Que dis-je, c’est un cap ? … C’est une péninsule ! »
Curieux : « De quoi sert cette oblongue capsule ?
D’écritoire, monsieur, ou de boîte à ciseaux ? »
Gracieux : « Aimez-vous à ce point les oiseaux
Que paternellement vous vous préoccupâtes
De tendre ce perchoir à leurs petites pattes ? »
Truculent : « Ça, monsieur, lorsque vous pétunez,
La vapeur du tabac vous sort-elle du nez
Sans qu’un voisin ne crie au feu de cheminée ? »
Prévenant : « Gardez-vous, votre tête entraînée
Par ce poids, de tomber en avant sur le sol ! »
Tendre : « Faites-lui faire un petit parasol
De peur que sa couleur au soleil ne se fane ! »
Pédant : « L’animal seul, monsieur, qu’Aristophane
Appelle Hippocampéléphantocamélos
Dut avoir sous le front tant de chair sur tant d’os ! »
Cavalier : « Quoi, l’ami, ce croc est à la mode ?
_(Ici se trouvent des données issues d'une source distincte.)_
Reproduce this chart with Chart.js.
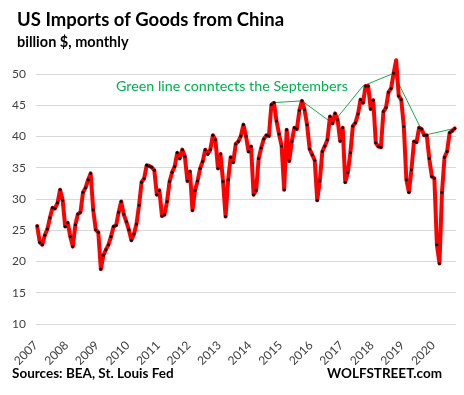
<!DOCTYPE html>
<html>
<head>
<meta charset="utf-8">
<script src="https://cdn.jsdelivr.net/npm/chart.js@4.4.1/dist/chart.umd.min.js"></script>
<style>
  html, body { margin: 0; padding: 0; background: #fff; }
</style>
</head>
<body>
<canvas id="importsChart" width="464" height="395"></canvas>
<script>
// monthly US imports of goods from China, billion $, Jan 2007 .. Sep 2020
let monthlyImports = [
    25.7, 23.1, 22.7, 24.2, 25.2, 27.0, 28.6, 28.5, 29.4, 31.5, 29.8, 25.6, // 2007
    26.2, 24.0, 22.4, 25.9, 27.6, 27.9, 31.1, 31.8, 33.1, 34.1, 28.3, 25.1, // 2008
    24.7, 18.8, 21.0, 21.9, 22.7, 24.0, 25.6, 25.8, 27.9, 29.6, 27.6, 26.4, // 2009
    25.1, 23.4, 24.4, 26.0, 29.0, 32.7, 33.3, 35.4, 35.3, 35.1, 34.6, 30.7, // 2010
    31.4, 27.3, 27.5, 29.6, 32.8, 34.3, 35.2, 37.4, 36.5, 37.9, 36.8, 32.9, // 2011
    34.4, 28.2, 31.4, 32.9, 34.9, 36.0, 37.9, 37.2, 37.9, 40.2, 39.5, 34.9, // 2012
    37.2, 32.8, 27.2, 33.1, 36.7, 35.9, 38.8, 39.2, 40.1, 41.9, 40.1, 37.6, // 2013
    38.4, 30.7, 31.4, 36.5, 38.2, 39.6, 40.2, 40.1, 45.1, 45.4, 42.5, 40.4, // 2014
    38.5, 31.5, 41.1, 36.1, 39.2, 41.4, 41.2, 44.2, 45.7, 44.3, 41.9, 38.0, // 2015
    37.1, 36.2, 29.8, 32.9, 37.6, 38.5, 39.5, 43.2, 42.1, 43.7, 42.7, 39.3, // 2016
    41.4, 32.7, 34.2, 37.4, 41.7, 42.2, 43.6, 45.9, 45.4, 48.1, 48.1, 44.4, // 2017
    45.8, 39.0, 38.4, 38.3, 44.0, 44.6, 47.1, 47.7, 50.1, 52.2, 46.5, 45.9, // 2018
    41.6, 33.1, 31.1, 34.7, 39.2, 39.1, 41.4, 41.2, 40.2, 40.2, 36.5, 33.6, // 2019
    33.3, 22.7, 19.7, 31.1, 36.7, 37.6, 40.6, 40.9, 41.3                    // 2020
];

// green line, Sep 2014 .. Sep 2020
let septemberLine = [45.4, 45.7, 42.1, 48.1, 50.1, 40.2, 41.3];
let firstSeptember = 92; // month index of Sep 2014

let years = [2007, 2008, 2009, 2010, 2011, 2012, 2013, 2014, 2015, 2016, 2017, 2018, 2019, 2020];
let yTicks = [10, 15, 20, 25, 30, 35, 40, 45, 50];

let redPoints = monthlyImports.map(function (v, i) { return { x: i, y: v }; });
let greenPoints = septemberLine.map(function (v, k) { return { x: firstSeptember + 12 * k, y: v }; });

let textPlugin = {
    id: 'texts',
    afterDraw: function (chart) {
        let ctx = chart.ctx;
        let area = chart.chartArea;
        ctx.save();
        ctx.textBaseline = 'alphabetic';
        ctx.fillStyle = '#000';
        ctx.textAlign = 'left';
        ctx.font = 'bold 18.5px Lato';
        ctx.fillText('US Imports of Goods from China', 17, 26);
        ctx.font = 'bold 14.5px Lato';
        ctx.fillText('billion $, monthly', 17, 47);
        ctx.font = 'bold 13.5px Lato';
        ctx.fillText('Sources: BEA, St. Louis Fed', 12, 378);
        ctx.textAlign = 'right';
        ctx.fillText('WOLFSTREET.com', 442, 378);
        ctx.textAlign = 'left';
        ctx.fillStyle = '#00b050';
        ctx.font = '14.3px Lato';
        ctx.fillText('Green line conntects the Septembers', 116, area.top + 17);
        ctx.restore();
    }
};

let ctx = document.getElementById('importsChart').getContext('2d');
window.importsChart = new Chart(ctx, {
    type: 'line',
    data: {
        datasets: [{
            data: redPoints,
            borderColor: '#ff0000',
            borderWidth: 4,
            borderJoinStyle: 'round',
            borderCapStyle: 'round',
            pointRadius: 1.5,
            pointBackgroundColor: '#000',
            pointBorderWidth: 0,
            tension: 0,
            clip: false,
            order: 1
        }, {
            data: greenPoints,
            borderColor: '#1aa84a',
            borderWidth: 1,
            pointRadius: 0,
            tension: 0,
            clip: false,
            order: 2
        }]
    },
    options: {
        responsive: false,
        animation: false,
        layout: { padding: { left: 2, right: 8, top: 74, bottom: 21 } },
        plugins: {
            legend: { display: false },
            tooltip: { enabled: false }
        },
        scales: {
            x: {
                type: 'linear',
                min: -0.5,
                max: monthlyImports.length - 0.5,
                afterBuildTicks: function (axis) {
                    axis.ticks = years.map(function (y, k) { return { value: -0.5 + 12 * k }; });
                },
                grid: { display: false },
                border: { display: false },
                ticks: {
                    autoSkip: false,
                    minRotation: 45,
                    maxRotation: 45,
                    padding: 6,
                    color: '#404040',
                    font: { family: 'Lato', size: 12 },
                    callback: function (value, index) { return years[index]; }
                }
            },
            y: {
                min: 10,
                max: 50,
                afterBuildTicks: function (axis) {
                    axis.ticks = yTicks.map(function (v) { return { value: v }; });
                },
                grid: { color: '#d9d9d9', drawTicks: false },
                border: { display: false },
                ticks: {
                    padding: 10,
                    color: '#404040',
                    font: { family: 'Lato', size: 12 }
                }
            }
        }
    },
    plugins: [textPlugin]
});
</script>
</body>
</html>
Pour pendre son chapeau, c’est vraiment très commode ! »
Emphatique : « Aucun vent ne peut, nez magistral,
T’enrhumer tout entier, excepté le mistral ! »
Dramatique : « C’est la Mer Rouge quand il saigne ! »
Admiratif : « Pour un parfumeur, quelle enseigne ! »
Lyrique : « Est-ce une conque, êtes-vous un triton ? »
Naïf : « Ce monument, quand le visite-t-on ? »
Respectueux : « Souffrez, monsieur, qu’on vous salue,
C’est là ce qui s’appelle avoir pignon sur rue ! »
Campagnard : « Hé, ardé ! C’est-y un nez ? Nanain !
C’est queuqu’navet géant ou ben queuqu’melon nain ! »
Militaire : « Pointez contre cavalerie ! »
Pratique : « Voulez-vous le mettre en loterie ?
Assurément, monsieur, ce sera le gros lot ! »
Enfin parodiant Pyrame en un sanglot :
« Le voilà donc ce nez qui des traits de son maître
A détruit l’harmonie ! Il en rougit, le traître ! »
– Voilà ce qu’à peu près, mon cher, vous m’auriez dit
Si vous aviez un peu de lettres et d’esprit
Mais d’esprit, ô le plus lamentable des êtres,
Vous n’en eûtes jamais un atome, et de lettres
Vous n’avez que les trois qui forment le mot : sot !
Eussiez-vous eu, d’ailleurs, l’invention qu’il faut
Pour pouvoir là, devant ces nobles galeries,
me servir toutes ces folles plaisanteries,
Que vous n’en eussiez pas articulé le quart
De la moitié du commencement d’une, car
Je me les sers moi-même, avec assez de verve,
Mais je ne permets pas qu’un autre me les serve.